The Depression Is Ongoing
“The big deal in the April retail sales report was the “core control” segment (excludes autos, gasoline and building materials), which feeds directly into the consumer spending component of the GDP accounts,” he writes.
“The metric fell 0.2% MoM in the first meaningful decline since last July and the largest drop since the depths of despair in March 2009; a huge miss, vis-à-vis the consensus estimate of -0.3%. So this was the big downside surprise beneath the surface.”
“In addition, the University of Michigan consumer sentiment index, while improving in May, to 73.3 from 72.2 in April, is actually still in recession terrain as in downturns, it averages 73.9; and during expansions it averages 90.9.”
“So, we have the statistical illusion of a recovery, but in reality, organic growth is still hard to find.”
“The headline (inflation) did come in above expected, at +0.4% MoM, but that was due to a spurious 0.5% increase in the automotive segment (even though the U.S. Commerce Department already told us two weeks ago that unit vehicle sales showed a near 5% slide) and a 6.9% bounce in building materials, which may be part and parcel of the flurry of housing activity ahead of the expiry of the federal tax credits,” he adds.
Both industy output and retail sales are classic signs that the recession in the U.S. ended last summer.

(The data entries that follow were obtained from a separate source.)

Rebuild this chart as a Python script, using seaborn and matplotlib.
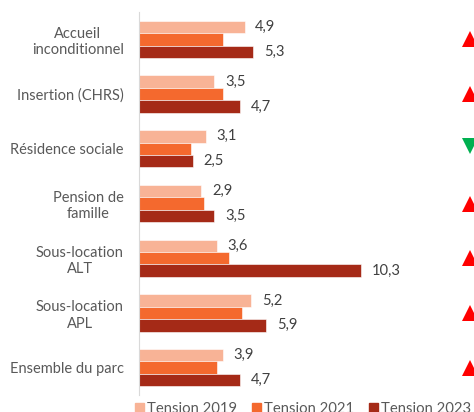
import pandas as pd
import matplotlib.pyplot as plt
import seaborn as sns

categories = [
    "Accueil\ninconditionnel",
    "Insertion (CHRS)",
    "Résidence sociale",
    "Pension de\nfamille",
    "Sous-location\nALT",
    "Sous-location\nAPL",
    "Ensemble du parc",
]
tension_2019 = [4.9, 3.5, 3.1, 2.9, 3.6, 5.2, 3.9]
tension_2021 = [3.9, 3.9, 2.4, 3.0, 4.2, 4.8, 3.6]
tension_2023 = [5.3, 4.7, 2.5, 3.5, 10.3, 5.9, 4.7]
trend_up = [True, True, False, True, True, True, True]
series = ["Tension 2019", "Tension 2021", "Tension 2023"]
colors = ["#F8B396", "#F4692E", "#A52A17"]

rows = []
for name, vals in zip(series, [tension_2019, tension_2021, tension_2023]):
    for c, v in zip(categories, vals):
        rows.append({"Catégorie": c, "Série": name, "Valeur": v})
df = pd.DataFrame(rows)

sns.set_style("white")
plt.rcParams["font.family"] = ["Lato", "DejaVu Sans"]

fig = plt.figure(figsize=(4.74, 4.12), dpi=100)
ax = fig.add_axes([139 / 474, 17 / 412, 335 / 474, 383 / 412])

sns.barplot(
    data=df, y="Catégorie", x="Valeur", hue="Série", order=categories,
    hue_order=series, palette=colors, orient="h", width=0.68, ax=ax,
    saturation=1, edgecolor="white", linewidth=0.4,
)

ax.set_xlim(0, 15.55)
ax.set_ylim(len(categories) - 0.5, -0.5)
ax.set_xlabel("")
ax.set_ylabel("")
ax.set_xticks([])
ax.tick_params(axis="y", length=0, pad=11, labelsize=10.5, labelcolor="#595959")
for lab in ax.get_yticklabels():
    lab.set_multialignment("center")
for s in ["top", "right", "bottom"]:
    ax.spines[s].set_visible(False)
ax.spines["left"].set_color("#D9D9D9")

# value labels for 2019 and 2023
step = 0.68 / 3
for i, c in enumerate(categories):
    for vals, off in [(tension_2019, -step), (tension_2023, step)]:
        ax.text(vals[i] + 0.5, i + off, f"{vals[i]:.1f}".replace(".", ","),
                va="center", ha="left", fontsize=10.6, color="#404040")
    if trend_up[i]:
        ax.plot(15.35, i, marker="^", markersize=11, color="#FF0000",
                clip_on=False, markeredgewidth=0)
    else:
        ax.plot(15.35, i - 0.05, marker="v", markersize=11, color="#00B050",
                clip_on=False, markeredgewidth=0)

ax.legend_.remove()
handles = [plt.Rectangle((0, 0), 1, 1, color=col) for col in colors]
fig.legend(handles, series, loc="center", bbox_to_anchor=(0.639, 0.008),
           ncol=3, frameon=False, fontsize=10.7, handlelength=0.6,
           handleheight=0.6, handletextpad=0.2, columnspacing=1.0,
           labelcolor="#595959")

fig.savefig("out.png", dpi=100)
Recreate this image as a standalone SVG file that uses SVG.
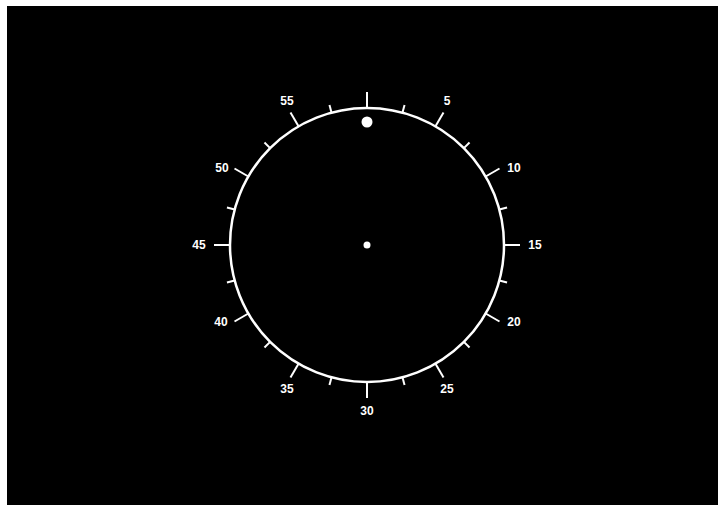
<svg xmlns="http://www.w3.org/2000/svg" width="718" height="505" viewBox="0 0 718 505">
<style>
.major{stroke:#fff;stroke-width:2;}
.minor{stroke:#fff;stroke-width:2;}
.lbl{fill:#fff;font-family:"Liberation Sans",Arial,sans-serif;font-weight:bold;font-size:12px;text-anchor:middle;dominant-baseline:central;}
</style>
<rect x="0" y="0" width="718" height="505" fill="#fff"/>
<rect x="7" y="6" width="711" height="499" fill="#000"/>
<g id="dial">
<circle cx="367" cy="245" r="137" fill="none" stroke="#fff" stroke-width="2.5"/>
<g id="majorTicks" transform="translate(367 245)">
<line class="major" x1="0" y1="-137" x2="0" y2="-153" transform="rotate(0)"/>
<line class="major" x1="0" y1="-137" x2="0" y2="-153" transform="rotate(30)"/>
<line class="major" x1="0" y1="-137" x2="0" y2="-153" transform="rotate(60)"/>
<line class="major" x1="0" y1="-137" x2="0" y2="-153" transform="rotate(90)"/>
<line class="major" x1="0" y1="-137" x2="0" y2="-153" transform="rotate(120)"/>
<line class="major" x1="0" y1="-137" x2="0" y2="-153" transform="rotate(150)"/>
<line class="major" x1="0" y1="-137" x2="0" y2="-153" transform="rotate(180)"/>
<line class="major" x1="0" y1="-137" x2="0" y2="-153" transform="rotate(210)"/>
<line class="major" x1="0" y1="-137" x2="0" y2="-153" transform="rotate(240)"/>
<line class="major" x1="0" y1="-137" x2="0" y2="-153" transform="rotate(270)"/>
<line class="major" x1="0" y1="-137" x2="0" y2="-153" transform="rotate(300)"/>
<line class="major" x1="0" y1="-137" x2="0" y2="-153" transform="rotate(330)"/>
</g>
<g id="minorTicks" transform="translate(367 245)">
<line class="minor" x1="0" y1="-137" x2="0" y2="-145" transform="rotate(15)"/>
<line class="minor" x1="0" y1="-137" x2="0" y2="-145" transform="rotate(45)"/>
<line class="minor" x1="0" y1="-137" x2="0" y2="-145" transform="rotate(75)"/>
<line class="minor" x1="0" y1="-137" x2="0" y2="-145" transform="rotate(105)"/>
<line class="minor" x1="0" y1="-137" x2="0" y2="-145" transform="rotate(135)"/>
<line class="minor" x1="0" y1="-137" x2="0" y2="-145" transform="rotate(165)"/>
<line class="minor" x1="0" y1="-137" x2="0" y2="-145" transform="rotate(195)"/>
<line class="minor" x1="0" y1="-137" x2="0" y2="-145" transform="rotate(225)"/>
<line class="minor" x1="0" y1="-137" x2="0" y2="-145" transform="rotate(255)"/>
<line class="minor" x1="0" y1="-137" x2="0" y2="-145" transform="rotate(285)"/>
<line class="minor" x1="0" y1="-137" x2="0" y2="-145" transform="rotate(315)"/>
<line class="minor" x1="0" y1="-137" x2="0" y2="-145" transform="rotate(345)"/>
</g>
<g id="labels">
<text class="lbl" x="447" y="101">5</text>
<text class="lbl" x="514" y="168">10</text>
<text class="lbl" x="535" y="245">15</text>
<text class="lbl" x="514" y="322">20</text>
<text class="lbl" x="447" y="389">25</text>
<text class="lbl" x="367" y="411">30</text>
<text class="lbl" x="287" y="389">35</text>
<text class="lbl" x="221" y="322">40</text>
<text class="lbl" x="199" y="245">45</text>
<text class="lbl" x="222" y="168">50</text>
<text class="lbl" x="287" y="101">55</text>
</g>
<circle id="marker" cx="367" cy="122" r="5.5" fill="#fff"/>
<circle id="center" cx="367" cy="245" r="3.5" fill="#fff"/>
</g>
</svg>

David Rosenberg agrees with that, but says the depression is ongoing and the reason is that real personal income, excluding handouts from the government, has barely budged.
“In fact, real organic personal income is nearly $500 billion lower now than it was at the peak 16 months ago and this has never occurred before coming out of any technical recession. It is a depression, as the chart below attests — that is the trend-line for real household incomes, until the government comes in to top them off with handouts, subsidies and extended jobless benefits. The share of U.S. personal income being derived from Uncle Sam’s generosity has risen above 18% for the first time ever.”
“Real consumer spending is up $200 billion over the past 16 months and everyone believes we have a sustainable recovery even though organic income is down almost $500 billion. Think about that for a second because once the stimulus wears off, and with a 10% deficit-to-GDP ratio and concerns surfacing everywhere about sovereign credit risks, there is little out there to support future growth in consumption.”
“Some are clinging to the notion that employment growth will accelerate. From our lens, once you remove all the assumptions the Bureau of Labor Statistics uses in its monthly data, there is little growth in the nonfarm payroll data. And, the Household survey is much too volatile and too small a sample size to rely on.”
“Spain’s underlying inflation rate just turned negative in April for the first time since at least a quarter century and this is likely the thin edge of the wedge as we have yet to see the full brunt of fiscal austerity hit aggregate demand. Core consumer prices, which exclude energy and food, fell 0.1% from a year earlier from the miniscule +0.2% trend in March. All the deficit-challenged countries in the Eurozone, which technically means all of them since none come close to meeting the Maastricht budgetary targets, could be facing severe deflation pressure in the future based on the amount of slack in their economies,” the Gluskin Sheff chief economist writes.
Adding: “Ireland is already experiencing deflation, with nominal GDP falling faster than real GDP (both are down for two years straight but nominal is falling faster — nominal GDP was down by 11% in 2009, real down 7.5%). Not surprisingly, there is a lot of slack in the economy and the output gap stands at -7.1%, which suggests more deflationary pressures over the medium term. This problem is now widespread: Spain has an output gap of -5.3%, Portugal -3.6%, Italy -5.7% and Greece -4.6%.”
“Even with the recently announced austerity measures for Spain and Portugal, these countries may have trouble improving their fiscal ratios, if deflation sets in and GDP falls (as it has in Ireland). It’s otherwise known as the ‘catch 22’ — and the future of the Eurozone project, as it currently stands, is more in doubt than many are willing to believe at the current time. Either the Euro plunges or several of the EMU members will inevitably opt for their own currency of yesteryear to ease the deflationary pressure on their economies,” he concludes.
The Good News
If there is a bright spot, it is in the industrial sector, Rosenberg points out, and lists the following:
• The just-released U.S. industrial production data was strong, rising 0.8% MoM in April beating analysts’ expectations of a 0.6% increase. On a year-over-year basis, production is running at 5.2%, the strongest pace since mid-1997. Manufacturing is a bright spot with production jumping 1% MoM, matching the gain in March and is also up 6% YoY.
• Steel production is up 74% year-on-year.
• Lumber production has risen 29%.
• Automotive by 67%.
• Truck tonnage has risen 7.5% and container traffic out of Long Beach has surged 19%.
• Railway carloadings are up 14% over the past year. Some of this is related to global growth, some it to the lagged impact of U.S. dollar depreciation, and some of it related to the improved productivity position of U.S. manufacturers, which indeed seem to be enjoying somewhat of a renaissance (something we wrote about three years and should be on archive back at the old shop).
• The latest foreign trade data showed that U.S. exports of goods and services have exploded 20% YoY, as of March.
“So you see, the news is not all bad. The 20% of the economy related to exports and capital spending — the latter will benefit from the fact that capacity actually fell a record amount over the past two years and some of that surely has to be rebuilt and most pronounced in areas like transportation equipment, chemicals, plastics, industrial machinery — are certainly bright spots,” David Rosenberg writes.